My aim is to calculate all possible combinations of the unique entries in column 'role' and then count how many times each combination has the same refid. I've built something and it's working, however it's really slow so I'm wondering if anyone has a better solution?

Data Model

refid	role
1000	xxx
1000	yyy
1001	xxx
1001	yyy

Output Table

a_role	b_role	match_count
xxx	yyy	2

Existing Solution

I've written a stored procedure that performs the following steps:

Generate a list of all combinations of unique roles in column role (97032 combinations)
While loop through all entries of step 1, update the entry with calculated count

Appreciate the help.

CodePudding user response：

You could use a self join and aggregate as the following:

SELECT T.role a_role, D.role b_role, 
       COUNT(*) match_count
FROM table_name T
JOIN table_name D ON T.refid = D.refid AND T.role < D.role
GROUP BY T.role, D.role
ORDER BY T.role, D.role

See a demo.

CodePudding user response：

I set up a little test script, try this out with your data and see if it's any faster. Note this assumes you only have two roles per refid.
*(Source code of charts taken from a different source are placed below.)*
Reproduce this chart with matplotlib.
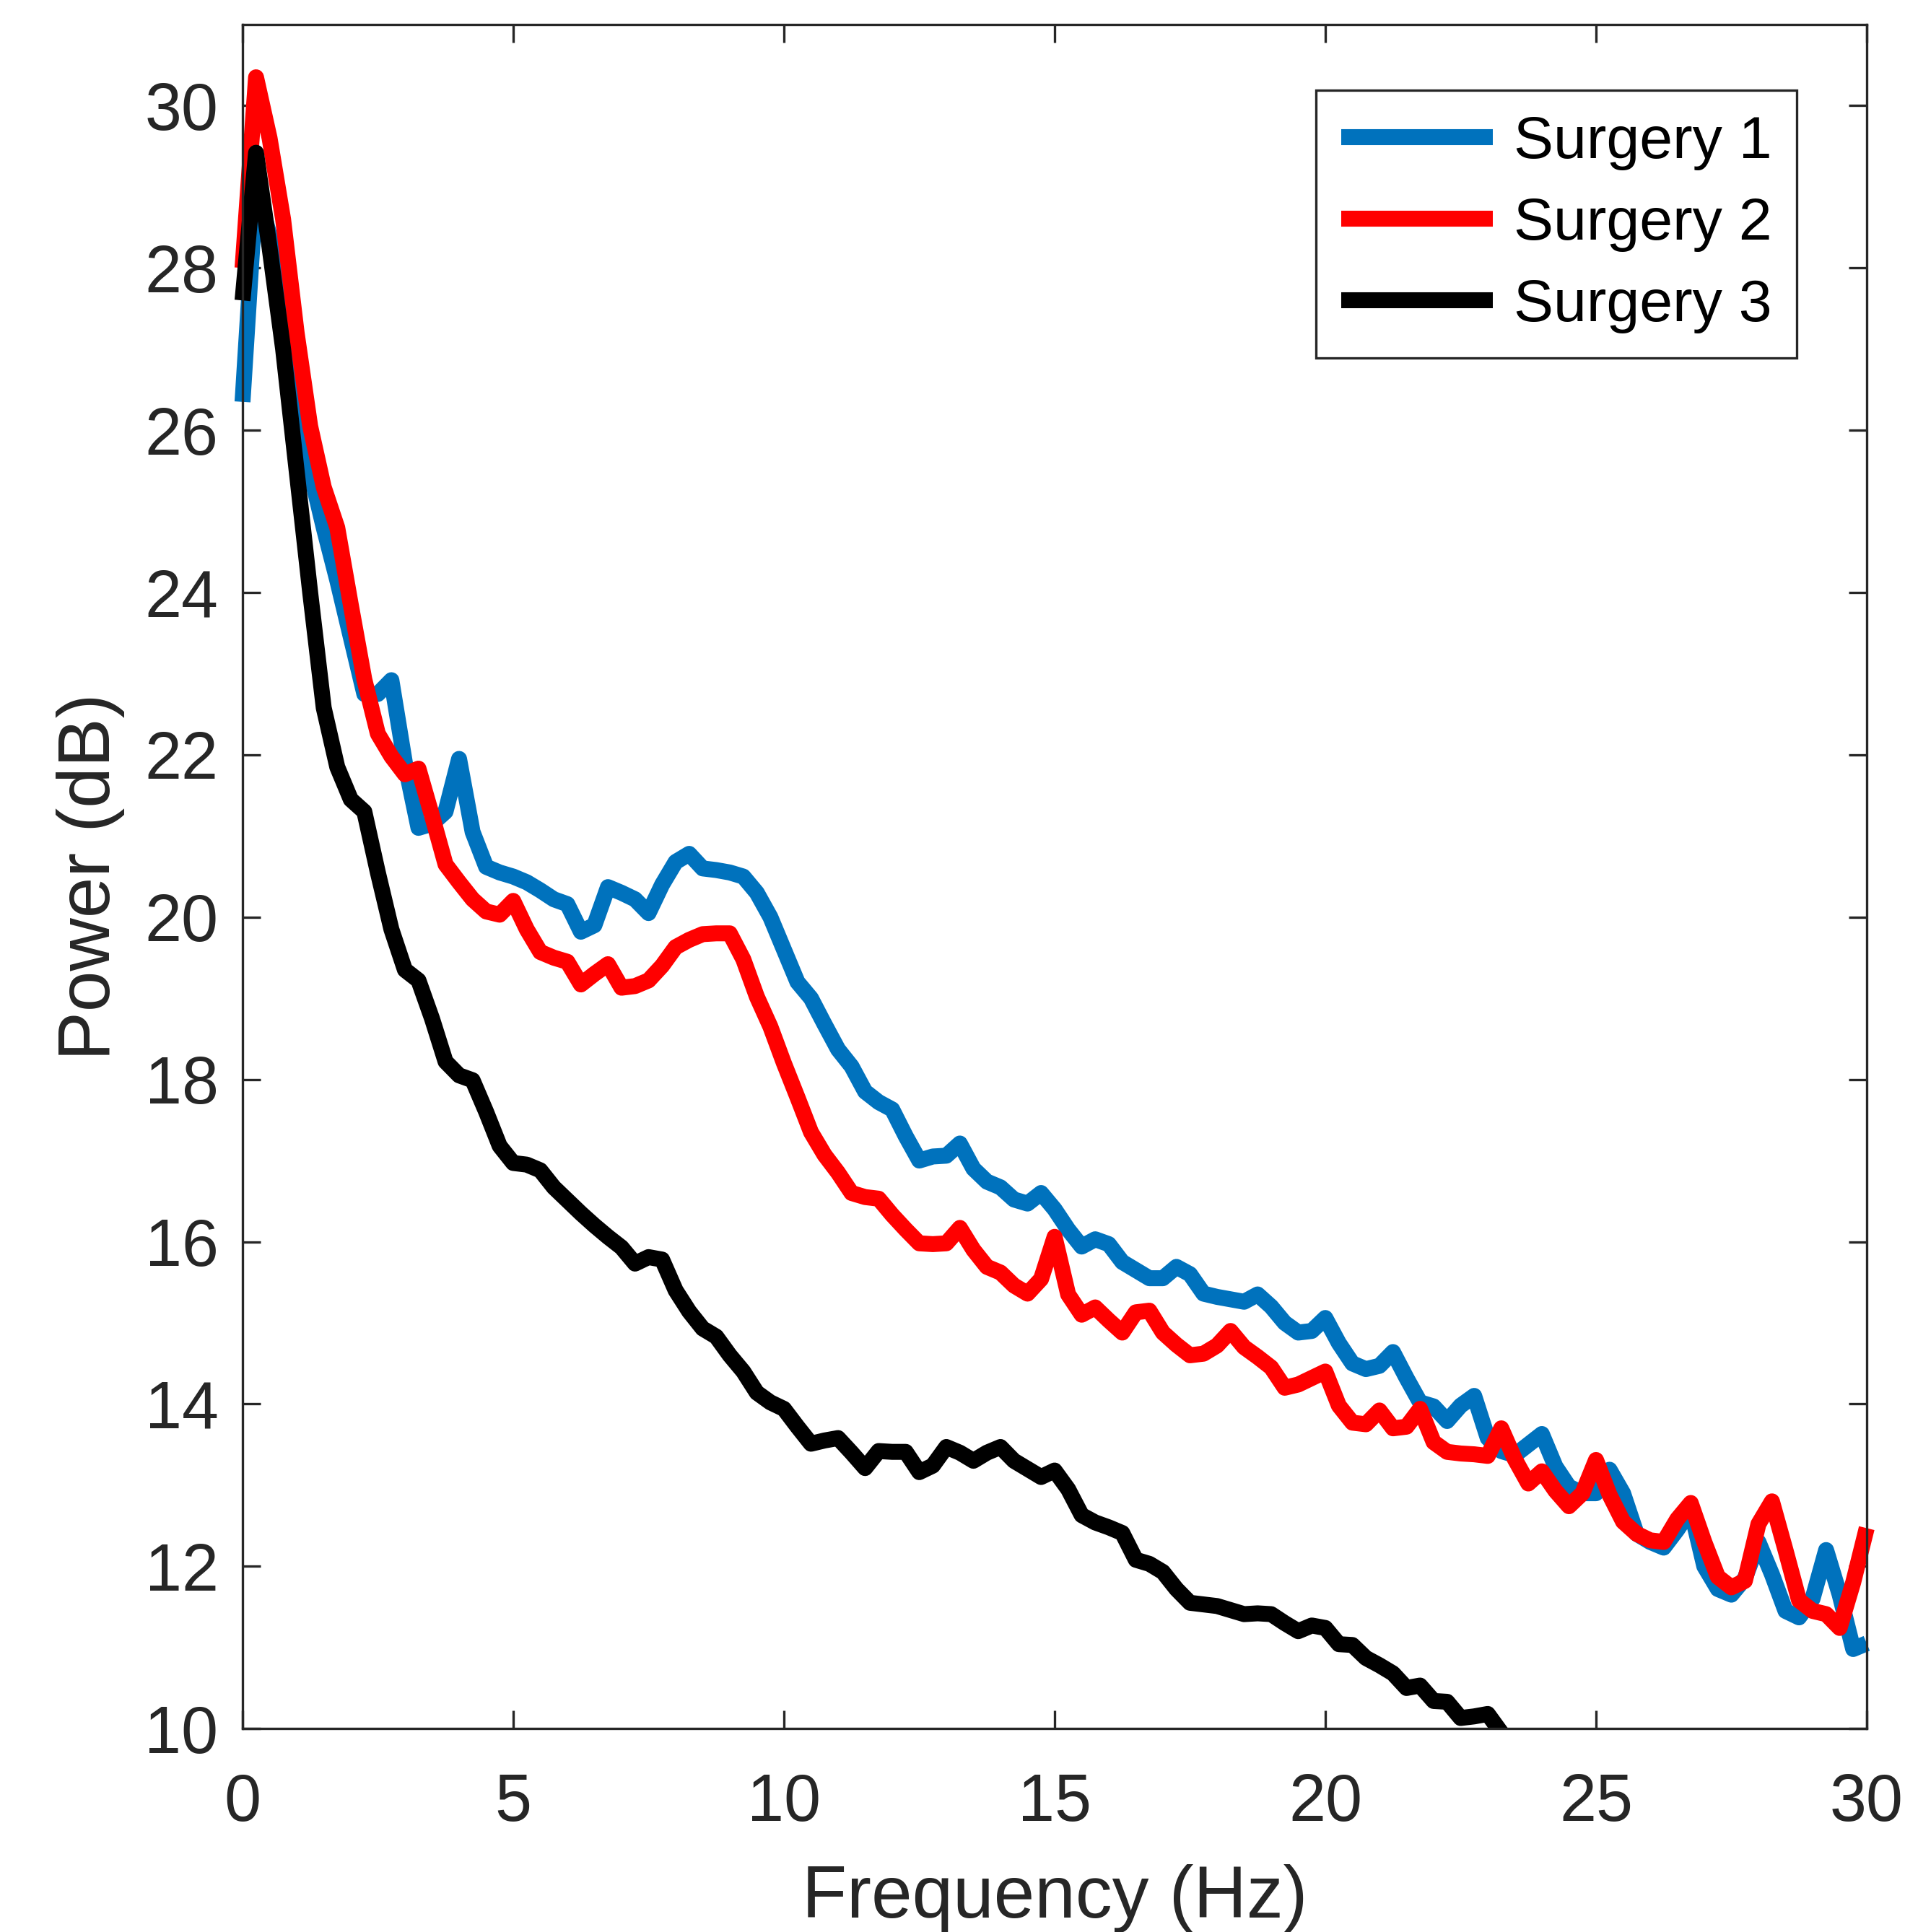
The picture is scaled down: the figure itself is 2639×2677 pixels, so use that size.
"""Power spectra (dB) for three surgeries, 0-30 Hz."""

import matplotlib
matplotlib.use("Agg")
import matplotlib.pyplot as plt
from matplotlib.patches import Rectangle
import numpy as np

plt.rcParams["font.family"] = ["Liberation Sans", "DejaVu Sans"]

# frequency grid of the spectra (0.25 Hz bins)
freq = np.arange(0, 30.001, 0.25)

surgery1 = [
    26.35, 29.0, 28.4, 27.5, 26.5, 25.5, 24.8, 24.15, 23.45, 22.75,
    22.75, 22.92, 21.9, 21.1, 21.15, 21.3, 21.95, 21.05, 20.62, 20.55,
    20.5, 20.43, 20.33, 20.22, 20.16, 19.82, 19.9, 20.37, 20.3, 20.22,
    20.05, 20.4, 20.68, 20.78, 20.6, 20.58, 20.55, 20.5, 20.3, 20.0,
    19.6, 19.2, 19.0, 18.68, 18.37, 18.16, 17.85, 17.72, 17.63, 17.3,
    17.0, 17.05, 17.06, 17.21, 16.9, 16.74, 16.67, 16.52, 16.47, 16.6,
    16.4, 16.15, 15.94, 16.03, 15.97, 15.75, 15.65, 15.55, 15.55, 15.69,
    15.6, 15.36, 15.32, 15.29, 15.26, 15.35, 15.2, 15.0, 14.88, 14.9,
    15.06, 14.75, 14.5, 14.43, 14.47, 14.64, 14.32, 14.02, 13.97, 13.79,
    13.98, 14.1, 13.58, 13.42, 13.37, 13.5, 13.63, 13.23, 12.98, 12.9,
    12.9, 13.19, 12.9, 12.4, 12.3, 12.23, 12.45, 12.7, 12.0, 11.72,
    11.65, 11.85, 12.3, 11.9, 11.45, 11.37, 11.6, 12.2, 11.65, 10.98,
    11.05,
]

surgery2 = [
    28.0, 30.35, 29.6, 28.6, 27.2, 26.05, 25.3, 24.8, 23.85, 22.93,
    22.26, 21.98, 21.76, 21.83, 21.25, 20.65, 20.43, 20.22, 20.07, 20.03,
    20.2, 19.85, 19.57, 19.5, 19.45, 19.17, 19.3, 19.42, 19.13, 19.15,
    19.22, 19.4, 19.63, 19.72, 19.79, 19.8, 19.8, 19.48, 19.02, 18.65,
    18.2, 17.78, 17.35, 17.07, 16.85, 16.6, 16.55, 16.53, 16.33, 16.15,
    15.98, 15.97, 15.98, 16.17, 15.9, 15.69, 15.62, 15.46, 15.36, 15.54,
    16.06, 15.35, 15.1, 15.19, 15.03, 14.88, 15.13, 15.15, 14.88, 14.73,
    14.6, 14.62, 14.72, 14.9, 14.7, 14.58, 14.45, 14.2, 14.24, 14.32,
    14.4, 13.98, 13.77, 13.75, 13.92, 13.7, 13.72, 13.94, 13.53, 13.41,
    13.39, 13.38, 13.36, 13.7, 13.32, 13.02, 13.17, 12.93, 12.74, 12.9,
    13.31, 12.88, 12.55, 12.4, 12.32, 12.3, 12.58, 12.78, 12.3, 11.87,
    11.74, 11.82, 12.52, 12.8, 12.2, 11.58, 11.45, 11.41, 11.24, 11.8,
    12.47,
]

# surgery 3 runs off the bottom of the axes just past 23 Hz
surgery3 = [
    27.6, 29.42, 28.25, 27.0, 25.5, 24.0, 22.58, 21.85, 21.45, 21.3,
    20.55, 19.85, 19.35, 19.22, 18.75, 18.22, 18.05, 17.99, 17.6, 17.18,
    16.97, 16.95, 16.88, 16.67, 16.51, 16.35, 16.2, 16.06, 15.93, 15.73,
    15.81, 15.78, 15.4, 15.14, 14.93, 14.83, 14.6, 14.4, 14.14, 14.02,
    13.94, 13.72, 13.51, 13.55, 13.58, 13.4, 13.21, 13.42, 13.41, 13.41,
    13.16, 13.24, 13.47, 13.4, 13.3, 13.4, 13.47, 13.3, 13.2, 13.1,
    13.18, 12.95, 12.63, 12.54, 12.48, 12.41, 12.08, 12.03, 11.93, 11.72,
    11.55, 11.53, 11.51, 11.46, 11.41, 11.42, 11.41, 11.3, 11.2, 11.27,
    11.24, 11.04, 11.03, 10.87, 10.78, 10.68, 10.5, 10.53, 10.34, 10.33,
    10.13, 10.15, 10.18, 9.95, 9.75,
]

labels = ["Surgery 1", "Surgery 2", "Surgery 3"]
colors = ["#0072BD", "#FF0000", "#000000"]
axis_col = "#262626"

fig = plt.figure(figsize=(2639 / 300, 2677 / 300), dpi=300)
ax = fig.add_axes([0.1273, 0.1053, 0.8526, 0.882])

# MATLAB-style clipping: line ends may poke past the left/right/top edges,
# but anything below the y floor is cut at the axis
clip = Rectangle((-0.05, 0), 1.1, 1.05, transform=ax.transAxes,
                 facecolor="none", edgecolor="none")
for y, lab, c in zip([surgery1, surgery2, surgery3], labels, colors):
    ln, = ax.plot(freq[:len(y)], y, color=c, lw=5.3, label=lab,
                  solid_capstyle="butt", solid_joinstyle="round")
    ln.set_clip_path(clip)

ax.set_xlim(0, 30)
ax.set_ylim(10, 31)
ax.set_xticks(range(0, 31, 5))
ax.set_yticks(range(10, 31, 2))
ax.tick_params(direction="in", length=6, width=0.8, colors=axis_col,
               labelsize=22, top=True, right=True)
ax.tick_params(axis="x", pad=14.5)
ax.tick_params(axis="y", pad=8)
for sp in ax.spines.values():
    sp.set_linewidth(0.8)
    sp.set_color(axis_col)

ax.set_xlabel("Frequency (Hz)", fontsize=24.4, color=axis_col, labelpad=10)
ax.set_ylabel("Power (dB)", fontsize=24.4, color=axis_col, labelpad=6.5)

leg = ax.legend(loc="upper right", bbox_to_anchor=(0.957, 0.9615),
                borderaxespad=0, fontsize=19.8, handlelength=2.55,
                handletextpad=0.35, labelspacing=0.45, borderpad=0.42,
                fancybox=False, framealpha=1)
leg.get_frame().set_edgecolor(axis_col)
leg.get_frame().set_linewidth(0.8)
for t in leg.get_texts():
    t.set_color("#000000")

fig.savefig("out.png", dpi=300, facecolor="white")
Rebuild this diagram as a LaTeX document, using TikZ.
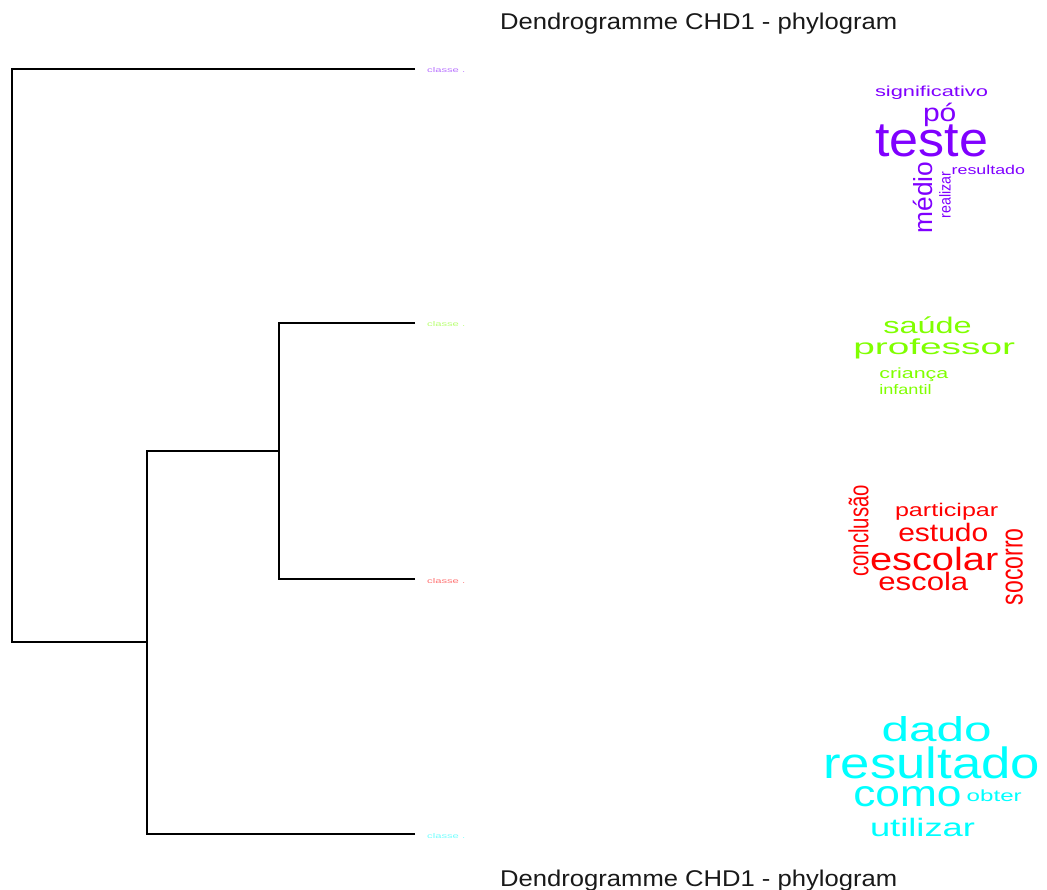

It'll need a rework if you have more.

declare @input table (
refid int,
descriptor nvarchar(1)
)

insert into @input (refid, descriptor) values
(1000, 'x'),
(1000, 'y'),
(1001, 'x'),
(1001, 'y'),
(1002, 'a'),
(1002, 'b')

select role1, role2, count(*) from (
    select min(descriptor) as role1, max(descriptor) as role2
    from @input
    group by refid
) a 
group by role1, role2